-- BRIEF --
Output the first line of the listing and each line after it, up to and including the line that contains "plt.rcParams['font.family'] = ['Liberation", exactly as written, minus the pictures.

-- SUPPLIED INFORMATION --
━━━━━━━━━━

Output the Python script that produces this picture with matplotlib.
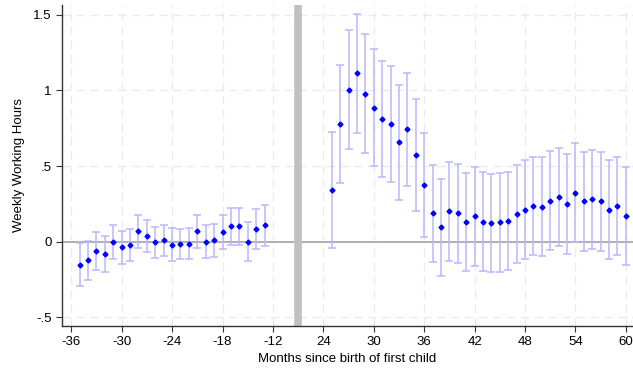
import numpy as np
import matplotlib
matplotlib.use('Agg')
from matplotlib import pyplot as plt

plt.rcParams['font.family'] = ['Liberation Sans', 'DejaVu Sans']

# months before birth (left block) and after birth (right block)
months_pre = list(range(-35, -12))
coef_pre = [-0.154, -0.121, -0.059, -0.081, -0.002, -0.037, -0.020, 0.068, 0.037, -0.004,
            0.009, -0.022, -0.018, -0.015, 0.068, 0.000, 0.011, 0.064, 0.104, 0.101,
            0.000, 0.084, 0.108]
hi_pre = [-0.011, 0.007, 0.066, 0.037, 0.112, 0.073, 0.086, 0.176, 0.141, 0.099,
          0.112, 0.088, 0.081, 0.088, 0.174, 0.108, 0.119, 0.176, 0.225, 0.225,
          0.128, 0.214, 0.244]
lo_pre = [-0.295, -0.251, -0.185, -0.198, -0.115, -0.150, -0.126, -0.044, -0.070, -0.106,
          -0.095, -0.130, -0.117, -0.117, -0.040, -0.108, -0.099, -0.051, -0.022, -0.024,
          -0.126, -0.048, -0.029]

months_post = list(range(25, 61))
coef_post = [0.339, 0.778, 1.004, 1.112, 0.978, 0.885, 0.813, 0.775, 0.656, 0.742,
             0.575, 0.374, 0.189, 0.095, 0.200, 0.187, 0.131, 0.167, 0.132, 0.121,
             0.128, 0.137, 0.183, 0.211, 0.233, 0.231, 0.271, 0.295, 0.249, 0.324,
             0.267, 0.280, 0.267, 0.211, 0.233, 0.167]
hi_post = [0.722, 1.170, 1.396, 1.507, 1.370, 1.273, 1.196, 1.159, 1.033, 1.112,
           0.943, 0.716, 0.509, 0.416, 0.524, 0.511, 0.456, 0.491, 0.458, 0.447,
           0.454, 0.463, 0.507, 0.537, 0.559, 0.559, 0.597, 0.621, 0.577, 0.650,
           0.590, 0.608, 0.595, 0.537, 0.559, 0.493]
lo_post = [-0.044, 0.388, 0.610, 0.718, 0.586, 0.498, 0.427, 0.394, 0.278, 0.370,
           0.205, 0.031, -0.132, -0.227, -0.126, -0.139, -0.192, -0.159, -0.192, -0.203,
           -0.200, -0.187, -0.141, -0.112, -0.090, -0.093, -0.057, -0.029, -0.079, -0.002,
           -0.059, -0.048, -0.059, -0.115, -0.090, -0.154]

x_labels = [-36, -30, -24, -18, -12, 24, 30, 36, 42, 48, 54, 60]
y_ticks = [-0.5, 0, 0.5, 1, 1.5]
y_labels = ['-.5', '0', '.5', '1', '1.5']

SHIFT = 30  # the post-birth block is drawn 30 months to the left


def main():
    fig = plt.figure(figsize=(6.33, 3.70), dpi=100)
    ax = fig.add_axes([62 / 633, 44 / 370, 571 / 633, 321 / 370])

    months = np.array(months_pre + [m - SHIFT for m in months_post])
    coef = np.array(coef_pre + coef_post)
    hi = np.array(hi_pre + hi_post)
    lo = np.array(lo_pre + lo_post)

    ax.set_xlim(-37.1, 30.85)
    ax.set_ylim(-0.557, 1.564)

    tick_pos = [m if m < 0 else m - SHIFT for m in x_labels]
    ax.set_xticks(tick_pos)
    ax.set_xticklabels([str(m) for m in x_labels])
    ax.set_yticks(y_ticks)
    ax.set_yticklabels(y_labels)

    ax.grid(True, color='#ebebeb', linestyle=(0, (6, 4)), linewidth=1.0)
    ax.set_axisbelow(True)

    ax.axhline(0, color='#b0b0b0', linewidth=1.4, zorder=1)
    ax.axvline(-9, color='#c0c0c0', linewidth=5.5, zorder=1)

    ax.errorbar(months, coef, yerr=[coef - lo, hi - coef], fmt='none',
                ecolor='#b8b8ff', elinewidth=1.1, capsize=3, capthick=1.1, zorder=2)
    ax.plot(months, coef, linestyle='none', marker='D', markersize=2.5,
            color='#0000ff', zorder=3)

    for side in ['top', 'right']:
        ax.spines[side].set_visible(False)
    for side in ['left', 'bottom']:
        ax.spines[side].set_color('#333333')
        ax.spines[side].set_linewidth(1.0)

    ax.tick_params(axis='both', labelsize=9.5, length=4, width=0.8, color='#333333')
    ax.set_xlabel('Months since birth of first child', fontsize=9.5, labelpad=3)
    ax.set_ylabel('Weekly Working Hours', fontsize=9.5, labelpad=6)

    fig.savefig('out.png', dpi=100)


if __name__ == '__main__':
    main()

━━━━━━━━━━

-- FINISHED ANSWER --
Output the Python script that produces this picture with matplotlib.
import numpy as np
import matplotlib
matplotlib.use('Agg')
from matplotlib import pyplot as plt

plt.rcParams['font.family'] = ['Liberation Sans', 'DejaVu Sans']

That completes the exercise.